Un long extrait de l'Hommage à la Catalogne de George Orwell. Si la guerre civile contemporaine se passe allègrement de cadavres, de sang et de rafales, les manoeuvres et gesticulations de l'Arrière demeurent inchangées. Seigneur, garde-moi de mes amis, mes ennemis je m'en charge... Ha !

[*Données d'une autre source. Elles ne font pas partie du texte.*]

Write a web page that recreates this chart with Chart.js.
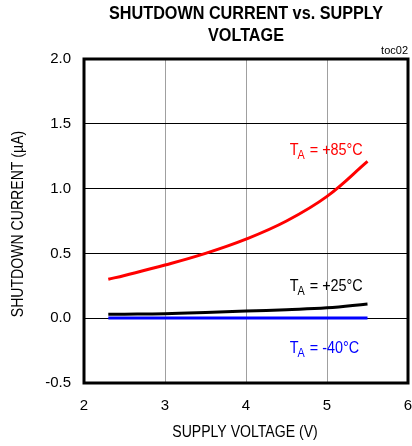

Ainsi donc, voilà ce que nous étions aux dires des communistes : des trotskystes, des fascistes, des traîtres, des assassins, des lâches, des espions, etc. J'avoue qu'il y avait de quoi être charmé, surtout lorsqu'on pensait en particulier à certains de ceux sur qui de telles accusations étaient portées. Imaginez tout l'odieux de voir un jeune Espagnol de quinze ans ramené sur le front sur une civière, de voir, émergeant des couvertures, son visage exsangue, hébété, et de penser que des messieurs tirés à quatre épingles sont, à Londres et à Paris, tranquillement en train d'écrire des brochures pour prouver que ce petit gars est un fasciste déguisé. L'un des traits les plus abominables de la guerre, c'est toute la propagande de guerre, les hurlements et les mensonges et la haine, tout cela est invariablement l'oeuvre de gens qui ne se battent pas. Les miliciens du P.S.U.C.* que j'ai connus au front, les communistes des Brigades Internationales qu'il m'est arrivé de rencontrer, ne m'ont jamais, ni les uns ni les autres, appelé trotskyste ou traître ; ils laissaient cela aux journalistes de l'arrière. Tous ceux qui écrivaient des brochures contre nous, et disaient de nous des infamies dans les journaux, restaient chez eux bien à l'abri, ou tout au plus s'aventuraient-ils dans les salles de rédaction de Valence, à des centaines de kilomètres des balles et de la boue. Et, mis à part les libelles de la querelle entre partis, tout l'inséparable de la guerre, - chauvinisme agressif, éloquence de carrefour, bluff, dépréciation de l'ennemi - tout cela, ceux qui s'en chargeaient étaient, comme toujours, des non-combattants, et certains d'entre eux eussent préféré faire cent kilomètres en courant plutôt que de se battre.
L'un des plus tristes effets de cette guerre pour moi, ce fut d'apprendre que la presse de gauche est tout aussi fausse et malhonnête que celle de droite. (...) La lutte était à peine déclenchée qu'instantanément journaux de droite et de gauche plongèrent à qui mieux mieux dans le même puisard d'insultes. Nous nous souvenons tous des en-têtes du Daily Mail : "Les rouges crucifient les religieuses", tandis qu'à en croire le Daily Worker, la Légion Etrangère de Franco était "composée d'assassins, de pratiquants de la traite des blanches, de drogués et du rebut de tous les pays européens". Encore en octobre 1937, le New Statesman nous entretenait d'histoires de fascistes se faisant une barricade avec les corps d'enfants vivants (ce qu'il y a bien de plus incommode comme barricade !), tandis que M. Arthur Bryant déclarait que "scier les jambes d'un commerçant conservateur" était "chose courante" en Espagne loyaliste. Ce ne sont jamais des combattants, ceux qui écrivent des sottises de ce genre ; peut-être croient-ils que le fait de les écrire est pour eux un succédané de combat ! C'est la même chose dans toutes les guerres : les soldats se battent, les journalistes mènent grand bruit, et jamais aucun patriote ne vient à proximité d'une tranchée de première ligne, si ce n'est en rapide tournée de propagande. Ce m'est parfois un réconfort que les progrès de l'aviation sont en train de changer les conditions de la guerre. Peut-être la prochaine grande guerre nous réservera-t-elle un spectacle sans précédent dans l'Histoire : un chauvin troué par une balle.
*Parti socialiste unifié de Catalogne, dirigé par Moscou. Orwell combattait pour sa part avec le P.O.U.M. (Parti ouvrier d'unification marxiste), qui regroupait communistes dissidents de Moscou et anarcho-syndicalistes, et qui s'est fait décimer par communistes orthodoxes et républicains, avant même l'arrivée des troupes de Franco en Catalogne.